Every SOC starts in the same place: too many alerts, not enough signal. The first week onboarding a new log source almost always produces a wall of noise — and the instinct is to either tune everything down (and risk missing real attacks) or leave it as-is (and burn out the analysts who triage it).
Detection engineering is the discipline that sits between those two failure modes. It's not a single tool or platform — it's a repeatable loop for turning raw telemetry into detections that analysts can actually trust.
The loop
The workflow I've found most effective across SentinelOne, CrowdStrike Falcon, Cortex XDR/XSIAM, Microsoft Sentinel, FortiSIEM, and QRadar boils down to four repeating stages:
- Onboard the log source and validate field mapping before writing a single rule.
- Baseline normal behavior — what does "business as usual" actually look like for this data source?
- Write and map the detection to a specific MITRE ATT&CK technique, so coverage gaps are visible at a glance.
- Tune against real traffic, then validate with breach & attack simulation (AttackIQ is a good fit here) before calling it production-ready.
Skipping step 2 is the most common mistake.
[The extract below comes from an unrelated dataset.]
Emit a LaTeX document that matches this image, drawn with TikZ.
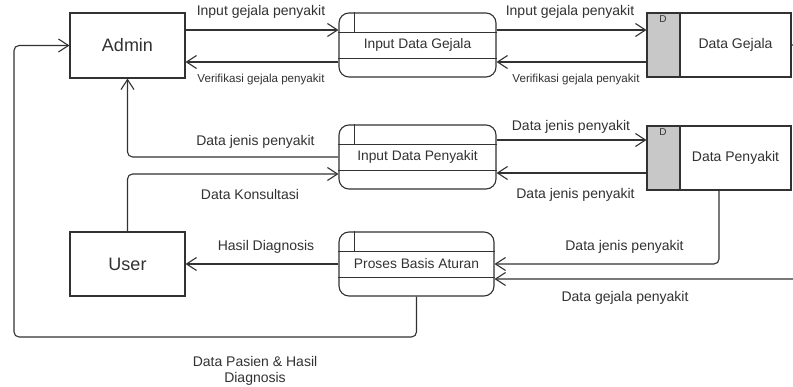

A detection that looks airtight in a vacuum often turns into a 3 a.m. page once it meets a backup job, a vulnerability scanner, or a misconfigured service account.
A simple example: suspicious PowerShell
Here's a stripped-down example of the kind of logic that starts a detection — flagging encoded PowerShell execution, a technique mapped to ATT&CK T1059.001:
-- Pseudocode: flag encoded PowerShell with network activity
SELECT host, user, command_line, parent_process
FROM process_events
WHERE process_name = 'powershell.exe'
AND command_line ILIKE '%-encodedcommand%'
AND host IN (
SELECT host FROM network_events
WHERE process_name = 'powershell.exe'
AND timestamp BETWEEN process_events.timestamp AND process_events.timestamp + INTERVAL '60 seconds'
)On its own, "PowerShell ran with -EncodedCommand" is far too noisy — plenty of legitimate admin tooling does exactly that. The correlation with an outbound network connection in the same window is what turns this from a low-value alert into something worth an analyst's attention.
Mapping coverage, not just writing rules
The highest-leverage part of this work isn't any individual rule — it's keeping a living map of which ATT&CK techniques have detection coverage, which have partial coverage, and which have none. A simple table goes a long way:
| Technique | Coverage | Data source | Notes |
|---|---|---|---|
| T1059.001 – PowerShell | Full | EDR process telemetry | Tuned against backup agents |
| T1003 – OS Credential Dumping | Partial | EDR + Sysmon | LSASS access alerts only |
| T1486 – Data Encrypted for Impact | Full | EDR + file integrity | Validated via AttackIQ simulation |
| T1078 – Valid Accounts | Partial | Identity provider logs | No baseline for service accounts yet |
When a compromise assessment or breach & attack simulation surfaces a gap, it goes straight into this table — which becomes the backlog for the next onboarding cycle.
Why this matters beyond the SOC
The same loop applies outside of security operations: any system that generates high-volume signals — application logs, infrastructure metrics, even CI/CD pipeline events — benefits from the same discipline of baseline-first, map-to-outcome, then tune. The tooling changes; the underlying practice of turning noise into something actionable doesn't.